Date of Award


Degree Type


University or Center

Atlanta University (AU)


School of Arts and Sciences

Degree Name



Political Science


Although DuBois has been the subject of considerable scholarly work, little of that scholarship has concentrated on his political thought. This dissertation addresses that lacuna in the literature on DuBois by analyzing his writings from the standpoint of a concern with their political and philosophical dimensions and their relation to the social and intellectual contexts within which DuBois wrote and acted. Most significant in this research among the contexts within which DuBois' work was constituted are those aspects related to: (1) rise of the corporation as a central organizing force in United States political economy; (2) development of intellectuals as a self-conscious, discernibly interested stratum in twentieth-century American society; and (3) the continuing efforts of elites within the Afro-American population to congeal a social and political agenda for themselves and hegemony over the organization of the race.
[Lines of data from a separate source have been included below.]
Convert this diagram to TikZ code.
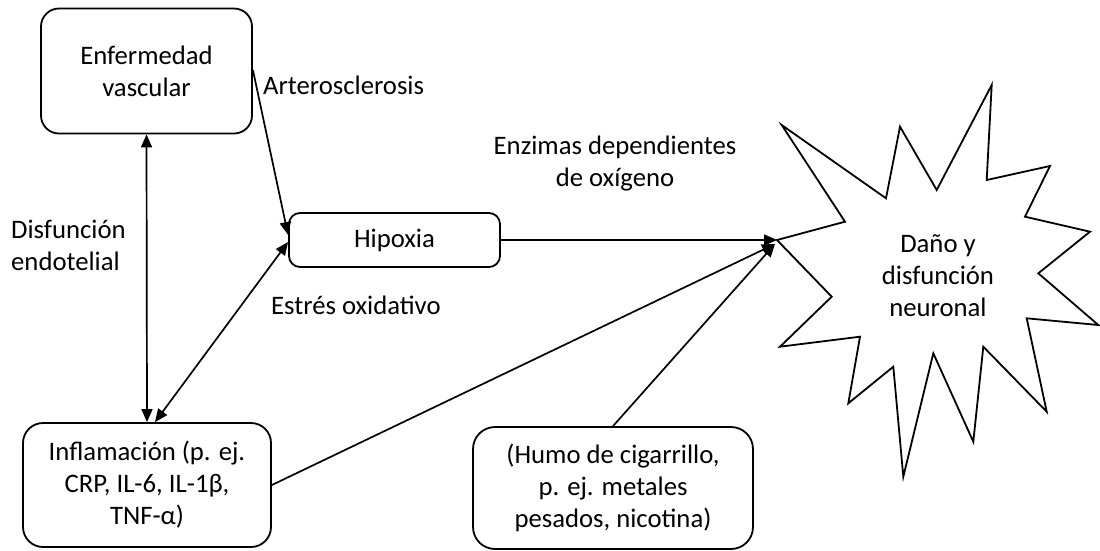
\documentclass[tikz,border=0pt]{standalone}
\usepackage{fontspec}
\setmainfont{Carlito}
\usetikzlibrary{shapes,arrows.meta,positioning}

\begin{document}
\begin{tikzpicture}[x=1pt,y=-1pt]
	\tikzstyle{Txt}		= [font=\fontsize{26.7}{32}\selectfont]
	\tikzstyle{Box}		= [Txt, draw, line width=1.8pt, align=center, inner sep=0pt, fill=white]
	\tikzstyle{Label}	= [Txt, inner sep=0pt]
	\tikzstyle{Arr}		= [line width=1.7pt, -{Triangle[length=13pt,width=11pt]}]
	\tikzstyle{BiArr}	= [line width=1.7pt, {Triangle[length=13pt,width=11pt]}-{Triangle[length=13pt,width=11pt]}]
	\tikzstyle{Star}	= [line width=1.8pt, line join=miter]

	\useasboundingbox (0,0) rectangle (1100,550);

	% starburst
	\draw [Star] (991.7,85) -- (986.7,180) -- (1050,166) -- (1025,216.7) -- (1090,231.7) -- (1038.3,273.3)
		-- (1098.3,325) -- (1026.7,318.3) -- (1046.7,411.7) -- (983.3,346.7) -- (973.3,441.7) -- (933.3,353.3)
		-- (903.3,476.7) -- (893.3,366.7) -- (848.3,403.3) -- (860,336.7) -- (780,346.7) -- (831.7,296.7)
		-- (777,240) -- (845,221.7) -- (781.7,125) -- (886,198.3) -- (900,126.7) -- (936.7,190) -- cycle;
	\coordinate (tip) at (777,240);
	\node (dmg) at (938,276) [Label, align=center] {Daño y\\disfunción\\neuronal};

	% boxes
	\node (ev) at (146.5,71) [Box, minimum width=211pt, minimum height=125pt, rounded corners=18pt] {Enfermedad\\vascular};
	\node (hip) at (394.5,240) [Box, minimum width=211pt, minimum height=54pt, rounded corners=11pt] {Hipoxia};
	\node (inf) at (147,485) [Box, minimum width=248pt, minimum height=124pt, rounded corners=20pt] {Inflamación (p. ej.\\CRP, IL-6, IL-1β,\\TNF-α)};
	\node (smk) at (613,488) [Box, minimum width=280pt, minimum height=122pt, rounded corners=22pt] {(Humo de cigarrillo,\\p. ej. metales\\pesados, nicotina)};

	% labels
	\node (ath) at (263,85) [Label, anchor=west] {Arterosclerosis};
	\node (endo) at (11,245) [Label, anchor=west, align=left] {Disfunción\\endotelial};
	\node (ox) at (271,305) [Label, anchor=west] {Estrés oxidativo};
	\node (enz) at (615,164) [Label, align=center] {Enzimas dependientes\\de oxígeno};

	% connectors
	\draw [BiArr] (ev.south) to (inf.north);
	\draw [Arr] ([yshift=1pt]ev.east) to ([yshift=5pt]hip.west);
	\draw [BiArr] ([xshift=8pt]inf.north) to ([yshift=-2pt]hip.west);
	\draw [Arr] (hip.east) to (tip);
	\draw [Arr] (inf.east) to ([shift={(-2pt,-4pt)}]tip);
	\draw [Arr] (smk.north) to ([shift={(-2pt,-4pt)}]tip);
\end{tikzpicture}
\end{document}
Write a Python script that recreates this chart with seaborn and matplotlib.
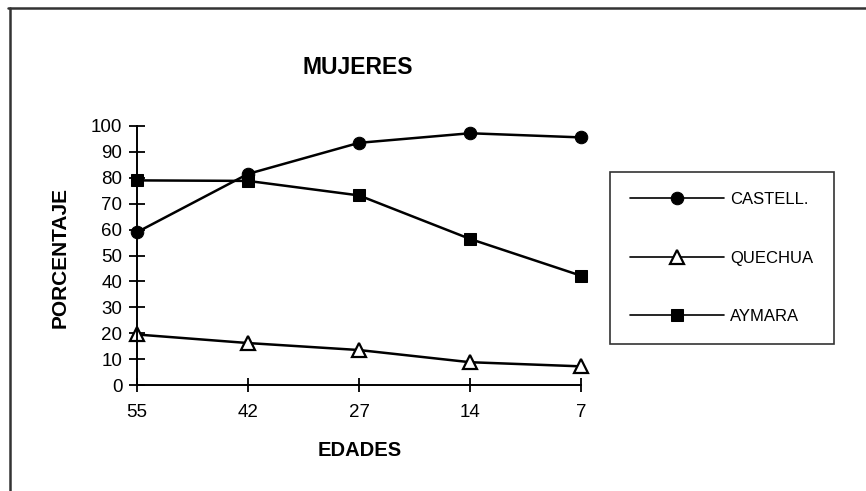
import numpy as np
import pandas as pd
import seaborn as sns
import matplotlib.pyplot as plt

# data
edades = ['55', '42', '27', '14', '7']
castell = [59, 81.5, 93.5, 97.2, 95.6]
quechua = [19.5, 16.2, 13.5, 8.8, 7.2]
aymara = [79, 78.8, 73.2, 56.4, 42.2]
series = ['CASTELL.', 'QUECHUA', 'AYMARA']

df = pd.DataFrame({'EDADES': edades * 3,
                   'PORCENTAJE': castell + quechua + aymara,
                   'grupo': np.repeat(series, len(edades))})

sns.set_theme(style="ticks")
plt.rcParams['font.family'] = ['Liberation Sans', 'DejaVu Sans']
plt.rcParams['text.color'] = 'black'

fig = plt.figure(figsize=(8.66, 4.91), dpi=100)
ax = fig.add_axes([137/866, 106/491, 444/866, 259/491])

g = sns.lineplot(data=df, x='EDADES', y='PORCENTAJE', hue='grupo', style='grupo',
                 palette=['black'] * 3, markers=['o', '^', 's'], dashes=False,
                 linewidth=1.8, markersize=9, markeredgecolor='black', ax=ax)
for ln in ax.lines:
    ln.set_clip_on(False)
    if ln.get_marker() == '^':
        # open triangle for QUECHUA
        ln.set_markerfacecolor('white')
        ln.set_markeredgewidth(1.6)
        ln.set_markersize(9.5)
    elif ln.get_marker() == 's':
        ln.set_markersize(8.5)

ax.set_xlim(0, 4)
ax.set_ylim(0, 100)
ax.set_yticks(range(0, 101, 10))
ax.set_xlabel('')
ax.set_ylabel('')
sns.despine(ax=ax)
for s in ['left', 'bottom']:
    ax.spines[s].set_linewidth(1.4)
    ax.spines[s].set_color('black')
ax.tick_params(axis='y', direction='inout', length=11, width=1.3, labelsize=13.5, pad=5, colors='black')
ax.tick_params(axis='x', direction='inout', length=10, width=1.3, labelsize=13.5, pad=9, colors='black')

handles, labels = ax.get_legend_handles_labels()
for h in handles:
    h.set_linewidth(1.2)
leg = ax.legend(handles, labels, loc='center', bbox_to_anchor=(722/866, 1 - 258/491),
                bbox_transform=fig.transFigure, frameon=True, fancybox=False,
                fontsize=12, handlelength=5.6, handletextpad=0.4, labelspacing=2.6,
                borderpad=1.2, edgecolor='black')
leg.get_frame().set_linewidth(1.2)

fig.text(358/866, 1 - 67/491, 'MUJERES', ha='center', va='center', fontsize=16.5, fontweight='bold')
fig.text(360/866, 1 - 450/491, 'EDADES', ha='center', va='center', fontsize=14.5, fontweight='bold')
fig.text(60/866, 1 - 258/491, 'PORCENTAJE', ha='center', va='center', rotation=90,
         fontsize=15, fontweight='bold')

# outer frame of the scanned page
fig.add_artist(plt.Line2D([8/866, 1], [1 - 8/491, 1 - 8/491], color='#333333', lw=1.8))
fig.add_artist(plt.Line2D([10/866, 10/866], [0, 1 - 8/491], color='#333333', lw=1.8))

fig.savefig('out.png', dpi=100)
This study identifies collectivism as a useful critical concept in interpretation of the intellectual and institutional thrusts of those three elements of the environment of DuBois' theoretical development and points of similarity and confluence among them. Collectivism is seen as a meta-theoretical outlook that values specialized expertise in social decision-making, rational organization and planning and asserts the primacy of the economy in society. To that extent collectivism provides a rubric subsuming the principal ideological stances common among intellectuals during the early decades of this century-i.e., socialism, progressivism, and the varieties of managerialism--and their derivatives.

DuBois' thought is found to demonstrate sharp continuities at the philosophical or meta-theoretical level. These continuities are most significant in his attitudes concerning the nature and purposes of knowledge and the proper organization of society in general and of the Afro-American population in particular, and they resonate with the attitudes of his collectivist contemporaries.

Notwithstanding DuBois' movements into and out of the university and "activism," the Socialist Party, the NAACP, Pan-Africanism and finally the CPUSA, he is found to have maintained throughout his career commitment to: (1) a positivist-pragmatist view of knowledge; (2) a rationalistic, collectivist view of proper social organization, including a preference for meritocracy; and (3) a belief that the elite of "ability" or the "Talented Tenth" should have primacy in and over the Afro-American population.